Snorkel AI Accelerates Foundation Model Adoption With Data-centric AI


Introduces Data-centric Foundation Model Development to bridge the adaptation and deployment gaps between foundation models and enterprise AI

The data-centric AI platform company Snorkel AI introduced Data-centric Foundation Model Development for enterprises to unlock complex, performance-critical use cases with GPT-3, RoBERTa, T5, and other foundation models. With this launch, enterprise data science and machine learning teams can overcome adaptation and deployment challenges by creating large, domain-specific datasets to fine-tune foundation models and using them to build smaller, specialised models deployable within governance and cost constraints. New capabilities for Data-centric Foundation Model Development are available within Snorkel Flow, the company’s flagship platform, in preview.

Foundation models such as GPT-3, DALL-E-2, Stable Diffusion, and more offer a lot of promise for generative, creative, and exploratory tasks. But enterprises still need to be closer to deploying foundation models in production for complex, performance-critical NLP and other automation use cases. Enterprises need large volumes of domain- and task-specific labelled training data to adapt foundation models for domain-specific use. Creating these high-quality training datasets with traditional, manual data labelling approaches is painfully slow and expensive. Moreover, foundation models are incredibly costly to develop and maintain and pose governance constraints when deploying in production.

These challenges must be addressed before enterprises can reap the benefits of foundation models. Snorkel Flow’s Data-centric Foundation Management Development is a new paradigm for enterprise AI/ML teams to overcome the adaptation and deployment challenges currently blocking them from using foundation models to accelerate AI development.

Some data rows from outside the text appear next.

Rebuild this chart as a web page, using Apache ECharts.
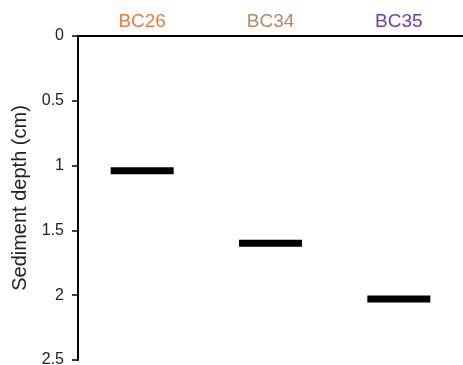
<!DOCTYPE html>
<html><head><meta charset="utf-8">
<script src="https://cdn.jsdelivr.net/npm/echarts@6/dist/echarts.min.js"></script>
<style>html,body{margin:0;padding:0;background:#fff}#c{width:463px;height:365px}</style>
</head><body><div id="c"></div>
<script>
const categories = ["BC26", "BC34", "BC35"];
const depths = [1.04, 1.6, 2.03];
const labelColors = ["#f07a3c", "#b8895e", "#7a3da8"];
const yTicks = [0, 0.5, 1, 1.5, 2, 2.5];

const FONT = 'Liberation Sans, Arial, sans-serif';
const chart = echarts.init(document.getElementById('c'));
chart.setOption({
  animation: false,
  backgroundColor: '#fff',
  grid: { left: 78, right: 0, top: 36, bottom: 5, containLabel: false, outerBoundsMode: 'none' },
  xAxis: {
    type: 'category', data: categories, position: 'top',
    axisLine: { lineStyle: { color: '#000', width: 2 } },
    axisTick: { show: false },
    axisLabel: {
      margin: 5, fontFamily: FONT, fontSize: 19,
      color: (v, i) => labelColors[categories.indexOf(v)]
    }
  },
  yAxis: {
    type: 'value', inverse: true, min: yTicks[0], max: yTicks[yTicks.length - 1], interval: 0.5,
    name: 'Sediment depth (cm)', nameLocation: 'middle', nameGap: 47, nameRotate: 90,
    nameTextStyle: { color: '#222', fontSize: 20, fontFamily: FONT },
    axisLine: { show: true, lineStyle: { color: '#000', width: 2 } },
    axisTick: { show: true, length: 6, lineStyle: { color: '#000', width: 1.5 } },
    axisLabel: { color: '#222', fontSize: 16, margin: 14, fontFamily: FONT,
      formatter: (v) => String(v) },
    splitLine: { show: false }
  },
  series: [{
    type: 'scatter',
    data: categories.map((c, i) => [c, depths[i]]),
    symbol: 'rect', symbolSize: [63, 7],
    itemStyle: { color: '#000', opacity: 1 }
  }]
});
</script></body></html>
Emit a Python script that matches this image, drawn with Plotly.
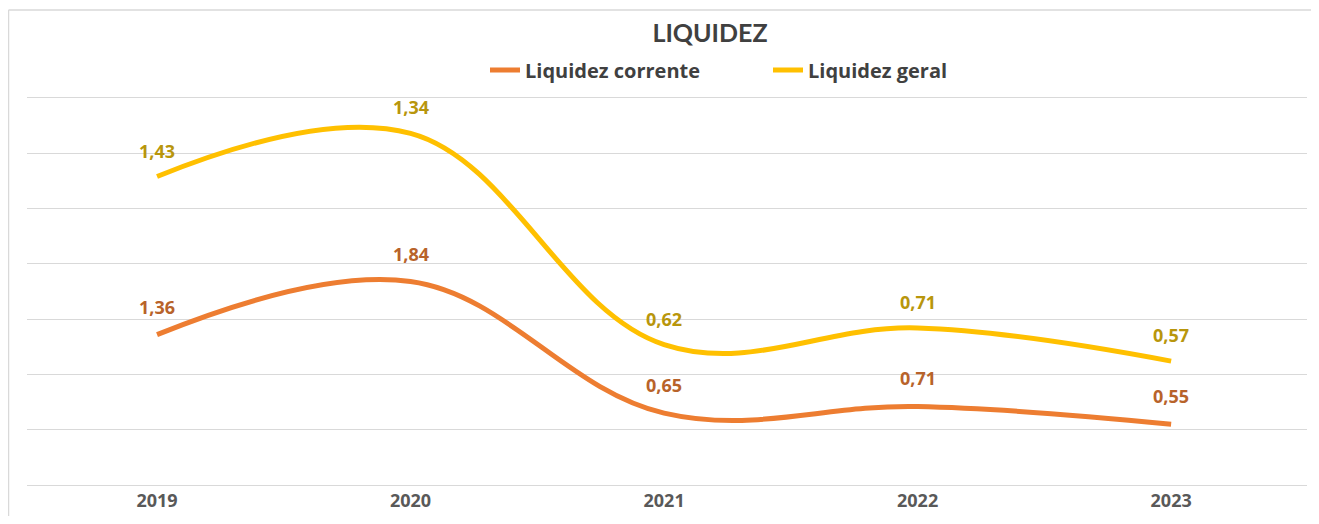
import numpy as np
import plotly.graph_objects as go

years = ["2019", "2020", "2021", "2022", "2023"]
liq_corrente = [1.36, 1.84, 0.65, 0.71, 0.55]
liq_geral = [1.43, 1.34, 0.62, 0.71, 0.57]

C_CORR = "#ED7D31"
C_GERAL = "#FFC000"
T_CORR = "#B8632A"
T_GERAL = "#B8960C"
FONT = "Open Sans"

W, H = 1303, 508
L, R, T, B = 19, 4, 88, 31
PW, PH = W - L - R, H - T - B

fig = go.Figure()
fig.add_trace(go.Scatter(x=years, y=liq_corrente, name="Liquidez corrente", mode="lines",
                         stackgroup="s", fill="none",
                         line=dict(color=C_CORR, width=5, shape="spline", smoothing=1.1)))
fig.add_trace(go.Scatter(x=years, y=liq_geral, name="Liquidez geral", mode="lines",
                         stackgroup="s", fill="none",
                         line=dict(color=C_GERAL, width=5, shape="spline", smoothing=1.1)))

cum1 = np.array(liq_corrente)
cum2 = cum1 + np.array(liq_geral)
def fmt(v):
    return f"{v:.2f}".replace(".", ",")
ann = []
for i, yr in enumerate(years):
    ann.append(dict(x=i, y=float(cum1[i]), text=fmt(liq_corrente[i]), showarrow=False, yshift=28,
                    font=dict(family=FONT, size=18, color=T_CORR, weight="bold")))
    ann.append(dict(x=i, y=float(cum2[i]), text=fmt(liq_geral[i]), showarrow=False, yshift=26,
                    font=dict(family=FONT, size=18, color=T_GERAL, weight="bold")))

fig.update_layout(
    width=W, height=H,
    margin=dict(l=L, r=R, t=T, b=B, autoexpand=False),
    paper_bgcolor="white", plot_bgcolor="white",
    font=dict(family=FONT, color="#595959"),
    title=dict(text="<b>LIQUIDEZ</b>", xref="container", x=702/W, xanchor="center",
               yref="container", y=1-25/H, yanchor="middle",
               font=dict(family="Lato", size=25, color="#404040")),
    legend=dict(orientation="h", x=(477-L)/PW, xanchor="left", y=(H-B-62)/PH,
                yanchor="middle", font=dict(family=FONT, size=20, color="#404040", weight="bold"),
                itemwidth=30, entrywidth=238, bgcolor="rgba(0,0,0,0)"),
    showlegend=True,
    annotations=ann,
    xaxis=dict(type="category", range=[-0.513, 4.536], showgrid=False, showline=False,
               zeroline=False, ticks="", automargin=False,
               tickfont=dict(family=FONT, size=18, color="#595959", weight="bold"),
               ticklabelstandoff=3),
    yaxis=dict(range=[0, 3.518], tickvals=[0, 0.5, 1, 1.5, 2, 2.5, 3, 3.5], showticklabels=False,
               showgrid=True, gridcolor="#D9D9D9", gridwidth=1, zeroline=True, automargin=False,
               zerolinecolor="#D9D9D9", zerolinewidth=1, showline=False, ticks=""),
    shapes=[
        dict(type="line", xref="paper", yref="paper", x0=(0.5-L)/PW, x1=1.2,
             y0=(H-B-2)/PH, y1=(H-B-2)/PH, line=dict(color="#D9D9D9", width=1.5)),
        dict(type="line", xref="paper", yref="paper", x0=(0.5-L)/PW, x1=(0.5-L)/PW,
             y0=(H-B-2)/PH, y1=-0.2, line=dict(color="#D9D9D9", width=1.5)),
    ],
)
fig.write_html("out.html")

Using early versions of Data-centric Foundation Management Development, AI/ML teams have built and deployed highly-accurate NLP applications in days:

  • A top US bank improved accuracy from 25.5 per cent to 91.5 per cent when extracting information from complex, multi-hundred-page long contracts.
  • A global home goods e-commerce company improved accuracy by 7-22 per cent when classifying products from descriptions and reduced development time from four weeks to one day.
  • Pixability distilled knowledge from foundation models and built smaller classification models with more than 90% accuracy in days.
  • Snorkel AI research team and partners from Stanford University and Brown University have achieved the same quality as a fine-tuned GPT-3 model with a model that was over 1000x smaller on LEDGAR, a complex 100-class legal benchmark task.

“With over 500 hours of content created on YouTube every minute, we need to constantly and accurately categorize billions of videos to make sure we fully understand the context of videos so that advertisers can be sure they are running their ads on brand suitable content,” said Jackie Swansburg Paulino, Chief Product Officer at Pixability. “With Snorkel Flow, we can apply data-centric workflows to distill knowledge from foundation models and build high-cardinality classification models with more than 90% accuracy in days.”

Enterprise Foundation Model Management Suite features include:

  • Foundation Model Fine-tuning to create large, domain-specific training datasets to fine-tune and adapt foundation models for enterprise use cases with production-grade accuracy.
  • Foundation Model Warm Start to use foundation models and state-of-the-art zero- and few-shot learning to auto-label training data with a push of a button to train deployable models.
  • Foundation Model Prompt Builder to develop, evaluate, and combine prompts to tune and correct the output of foundation models to precisely label datasets and train deployable models.

“Enterprises have struggled to harness the power of foundation models like GPT-3 and DALL-E due to fundamental adaptation and deployment challenges. To work in real enterprise use cases, foundation models need to be adapted using task-specific training data and need to clear major deployment challenges around cost and governance,” said Alex Ratner, CEO and co-founder at Snorkel AI. “Snorkel Flow’s unique data-centric approach provides the necessary bridge between foundation models and enterprise AI, solving the adaptation and deployment challenges so enterprises can achieve real value from foundation models.”